Shops usually close in all three countries for at least one day over Christmas but you do get the advantage of having a load of different Christmas markets to chose from. Not that that there is a great contrast in the separate markets. The quality of glühwein varies and local snacks differ somewhat although a bratwurst by any other name is still a fleshy vehicle for non-Coleman’s mustard. You can probably buy a Peruvian cap with ear-flaps knitted from llama’s wool in all three and a crib scene cut from plywood purporting to come from the Erzegebirge or one of the whittling Swiss cantons or French woodworking departements. One thing you should not expect when attending a Christmas market is late night revelry. Most close pretty promptly at ten o’clock or earlier which is just as well because glühwein seems to make most people sleepy rather than boisterous and eager for late-night action.
I always wonder what they do with the potting sheds they use as stalls for the other eleven months of the year. They do pop up occasionally when a town celebrates the day they received their charter or they hold a mediaeval style festival. Much the same fare is available although it has an event-fitting name. It is sold by someone wearing a tabard, tights and a cap with a feather in it or a shapeless floor-length skirt with an apron and bonnet. And as ever, everything stops when the sun goes down and the little huts go back to their long exile.
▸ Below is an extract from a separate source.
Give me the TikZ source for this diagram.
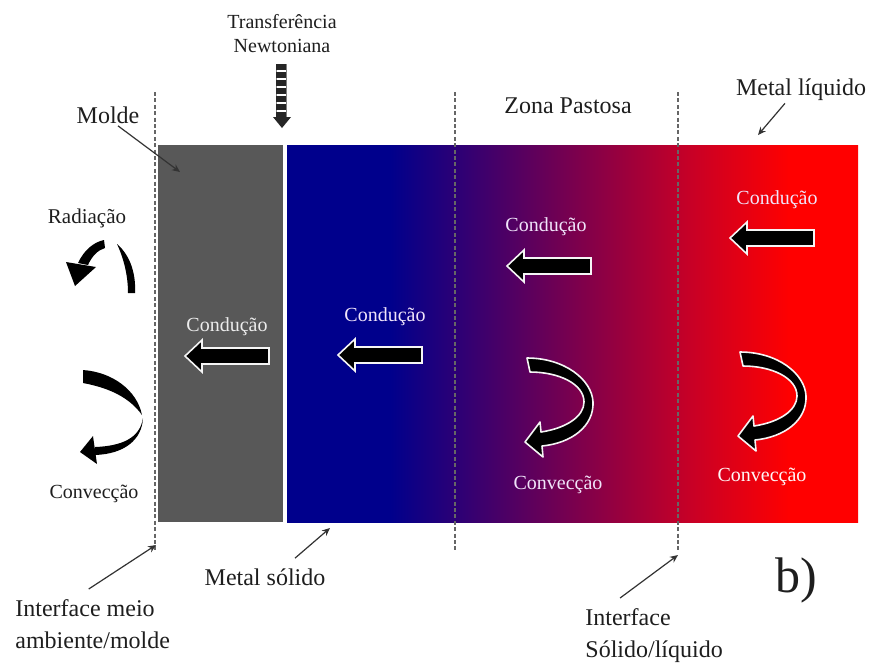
\documentclass[tikz,border=0pt]{standalone}
\usepackage{fontspec}
\setmainfont{Liberation Serif}
\usepackage{tikz}
\usetikzlibrary{calc,positioning,arrows.meta}

\definecolor{moldgray}{RGB}{88,88,88}
\definecolor{solidblue}{RGB}{0,0,140}
\definecolor{mushred}{RGB}{200,0,38}
\definecolor{liqred}{RGB}{255,0,0}
\definecolor{labeltxt}{RGB}{30,30,30}
\definecolor{intxt}{RGB}{240,228,250}
\pgfdeclarehorizontalshading{metalgrad}{100bp}{color(0bp)=(solidblue); color(34bp)=(solidblue);
  color(60.4bp)=(mushred); color(69.1bp)=(liqred); color(100bp)=(liqred)}

\begin{document}
\begin{tikzpicture}[x=0.5pt,y=-0.5pt,
  lbl/.style={font=\fontsize{12}{16}\selectfont, text=labeltxt, inner sep=1pt},
  sml/.style={font=\fontsize{10}{12}\selectfont, text=labeltxt, inner sep=1pt},
  inlbl/.style={sml, text=intxt},
  pointer/.style={-{Stealth[length=4pt,width=3.5pt]}, line width=0.6pt, black!80},
  zone/.style={line width=1.2pt, dash pattern=on 2pt off 1.2pt, black!60},
  cond/.pic={\draw[white!92!gray, line width=0.8pt, fill=black, line join=miter]
    (0,0) -- (17,-16) -- (17,-8) -- (84,-8) -- (84,8) -- (17,8) -- (17,16) -- cycle;},
  conv/.pic={\draw[white!92!gray, line width=0.8pt, fill=black, line join=round]
    (0,0) .. controls (38,0) and (65,22) .. (66,44)
    .. controls (67,68) and (45,85) .. (15,88)
    -- (16,99) -- (-2,84) -- (13,64) -- (14,74)
    .. controls (40,70) and (57,58) .. (57,44)
    .. controls (57,26) and (32,14) .. (3,14) -- cycle;}
]
\fill[white] (0,0) rectangle (870,666);

% regions
\fill[moldgray] (158,145) rectangle (283,522);
\shade[shading=metalgrad] (287,145) rectangle (858,522);

% interfaces
\draw[zone] (155,92) -- (155,550);
\draw[zone] (455,92) -- (455,550);
\draw[zone] (678,92) -- (678,550);

% conduction
\pic at (185,356) {cond};
\pic at (338,355) {cond};
\pic at (507,266) {cond};
\pic at (730,238) {cond};
\node[inlbl, text=white!85!gray] (cd1) at (227,327) {Condução};
\node[inlbl] (cd2) at (385,317) {Condução};
\node[inlbl] (cd3) at (546,227) {Condução};
\node[inlbl] (cd4) at (777,200) {Condução};

% convection
\pic at (527,358) {conv};
\pic at (740,352) {conv};
\node[inlbl] (cv1) at (558,485) {Convecção};
\node[inlbl, text=white!85!pink] (cv2) at (762,477) {Convecção};

% outside, radiation and convection
\fill[black] (117,244) .. controls (131,256) and (136,275) .. (135,293)
  -- (128,293) .. controls (128,276) and (124,259) .. (117,244) -- cycle;
\fill[black] (104,240) .. controls (94,242) and (84,250) .. (78,263)
  -- (88,265) .. controls (92,256) and (98,250) .. (105,248) -- cycle;
\fill[black] (66,262) -- (96,267) -- (75,286) -- cycle;
\fill[black] (83,370) .. controls (112,372) and (137,390) .. (142,415)
  .. controls (130,398) and (110,388) .. (83,383) -- cycle;
\fill[black] (143,418) .. controls (140,438) and (122,446) .. (95,447)
  -- (95,455) .. controls (124,454) and (142,440) .. (143,418) -- cycle;
\fill[black] (93,436) -- (80,452) -- (97,464) -- cycle;
\node[sml, font=\fontsize{10.5}{12}\selectfont] (rad) at (87,218) {Radiação};
\node[sml] (cvout) at (94,494) {Convecção};

% newtonian transfer
\node[sml, align=center, font=\fontsize{10}{12}\selectfont] (newt) at (282,34) {Transferência\\Newtoniana};
\draw[gray, line width=0.4pt] (276,64) rectangle (286,118);
\draw[black!85, line width=4.6pt, dash pattern=on 3pt off 1pt] (281,64) -- (281,118);
\fill[black!85] (273,117) -- (291,117) -- (282,128) -- cycle;

% labels
\node[lbl] (molde) at (108,115) {Molde};
\node[lbl] (zona) at (568,106) {Zona Pastosa};
\node[lbl] (mliq) at (801,90) {Metal líquido};
\node[lbl] (msol) at (265,577) {Metal sólido};
\node[lbl, align=left, anchor=north west] (ifm) at (13,597) {Interface meio\\ambiente/molde};
\node[lbl, align=left, anchor=north west] (isl) at (583,606) {Interface\\Sólido/líquido};
\node[lbl, font=\fontsize{25}{28}\selectfont] (fig) at (796,580) {b)};

\coordinate (moldeTip) at (180,172);
\coordinate (mliqTip) at (758,135);
\coordinate (msolTip) at (330,528);
\coordinate (ifmTip) at (156,545);
\coordinate (islTip) at (678,555);
\draw[pointer] ([xshift=5pt]molde.south) -- (moldeTip);
\draw[pointer] ([xshift=-8pt]mliq.south) -- (mliqTip);
\draw[pointer] ([xshift=15pt,yshift=4pt]msol.north) -- (msolTip);
\draw[pointer] ([xshift=-2pt,yshift=4pt]ifm.north) -- (ifmTip);
\draw[pointer] ([xshift=-17pt,yshift=4pt]isl.north) -- (islTip);
\end{tikzpicture}
\end{document}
An added benefit of a border area is that you get more theatres, museums and art galleries, although of course presented in different languages. And language can be a bit of a problem. You thought you had a decent grasp of French or German until you hit a serious Schwartzwald or Vosges mountain dialect but even then you might muddle through. You can forget that when it comes to Schwyzer-Deutsch. Nine more words come along while you’re still struggling to decipher the first. Vowels are clipped variables and consonants are spat or hawked out and the whole lot is crammed into as short a sound-bite as possible. My theory is that it’s an attempt to save breath for clambering up alpine slopes. And that’s also a border plus – you get three different national sceneries, but that’s another story.